The developers who succeed are not the ones running elaborate agent swarms. They are the ones who treat the agent like an untrusted but eager contractor.
They provide clear context. They demand a plan. They verify the output. And they keep their environment clean.
It is up to you to decide whether you want to spend your time configuring tools or shipping software.
Personally, I know which one I prefer.
Frequently asked questions
How should I think about AI agents when using them for coding?
Think of AI agents as very fast junior developers, not senior autonomous engineers. They work best when you give them clear, bounded tasks, a clean and predictable environment, and explicit expectations. Require them to propose a plan before changing code, review that plan, and then let them execute. When they go off track, revert, refine the plan, and try again instead of endlessly prompting in the wrong direction.
What is the biggest mistake developers make when using AI agents on codebases?

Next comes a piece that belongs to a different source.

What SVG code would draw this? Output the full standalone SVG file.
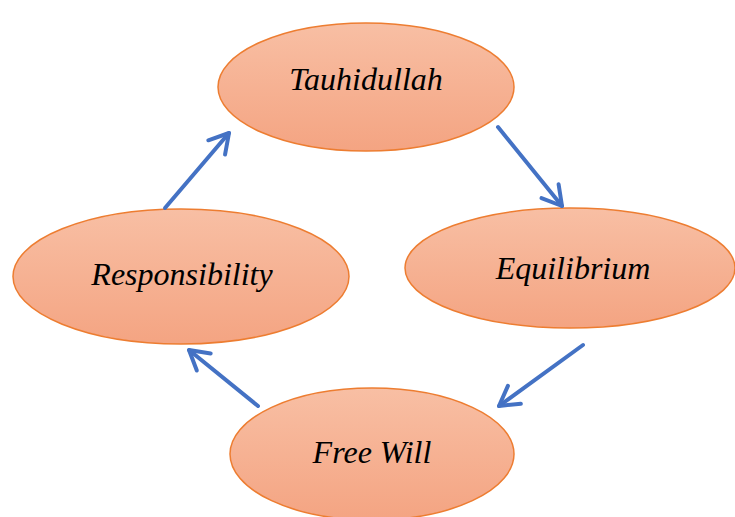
<svg xmlns="http://www.w3.org/2000/svg" width="735" height="517" viewBox="0 0 735 517">
<defs>
<linearGradient id="g" x1="0" y1="0" x2="0" y2="1">
<stop offset="0" stop-color="#F8BFA4"/>
<stop offset="1" stop-color="#F4A482"/>
</linearGradient>
<marker id="ah" markerUnits="userSpaceOnUse" markerWidth="30" markerHeight="30" viewBox="-25 -15 30 30" refX="0" refY="0" orient="auto">
<polyline points="-19,-11 0,0 -19,11" fill="none" stroke="#4472C4" stroke-width="4" stroke-linecap="round" stroke-linejoin="round"/>
</marker>
<style>
.n ellipse{fill:url(#g);stroke:#ED7D31;stroke-width:1.5}
.n text{font-family:"Liberation Serif",serif;font-style:italic;font-size:32px;fill:#000;text-anchor:middle}
.c line{stroke:#4472C4;stroke-width:4;stroke-linecap:round;marker-end:url(#ah)}
</style>
</defs>
<rect width="735" height="517" fill="#fff"/>
<g id="tauhidullah" class="n"><ellipse cx="366" cy="87" rx="148" ry="64"/><text x="366" y="90">Tauhidullah</text></g>
<g id="equilibrium" class="n"><ellipse cx="570" cy="268" rx="165" ry="60"/><text x="573" y="279">Equilibrium</text></g>
<g id="responsibility" class="n"><ellipse cx="181" cy="276.5" rx="168" ry="67.5"/><text x="182" y="285">Responsibility</text></g>
<g id="freewill" class="n"><ellipse cx="372" cy="454" rx="142" ry="66"/><text x="372" y="463">Free Will</text></g>
<g id="connectors" class="c">
<line x1="165" y1="208" x2="229" y2="133"/>
<line x1="498" y1="127" x2="562" y2="206"/>
<line x1="583" y1="345" x2="499" y2="406"/>
<line x1="258" y1="406" x2="189" y2="350"/>
</g>
</svg>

The most common mistake is context gluttony, dumping huge portions of the codebase or entire repositories into the agent's context. This overwhelms the model with mostly irrelevant information and reduces accuracy. Instead, let the agent use search to find relevant files, and only provide the minimum necessary context for the current task. Treat the context window as scarce, valuable real estate, not a dumping ground.
How can I make AI agents reliable for production level work?
Start by fixing your environment so builds, type checks, and tests run cleanly from the project root with minimal setup. Use a planning step before edits, maintain a project specific “gotchas” file capturing recurring mistakes and rules, and lean on tests as guardrails by asking the agent to write tests first and then code to make them pass. Keep tasks small, manage the blast radius of changes, and avoid over engineered MCP or plugin setups that add complexity without real value.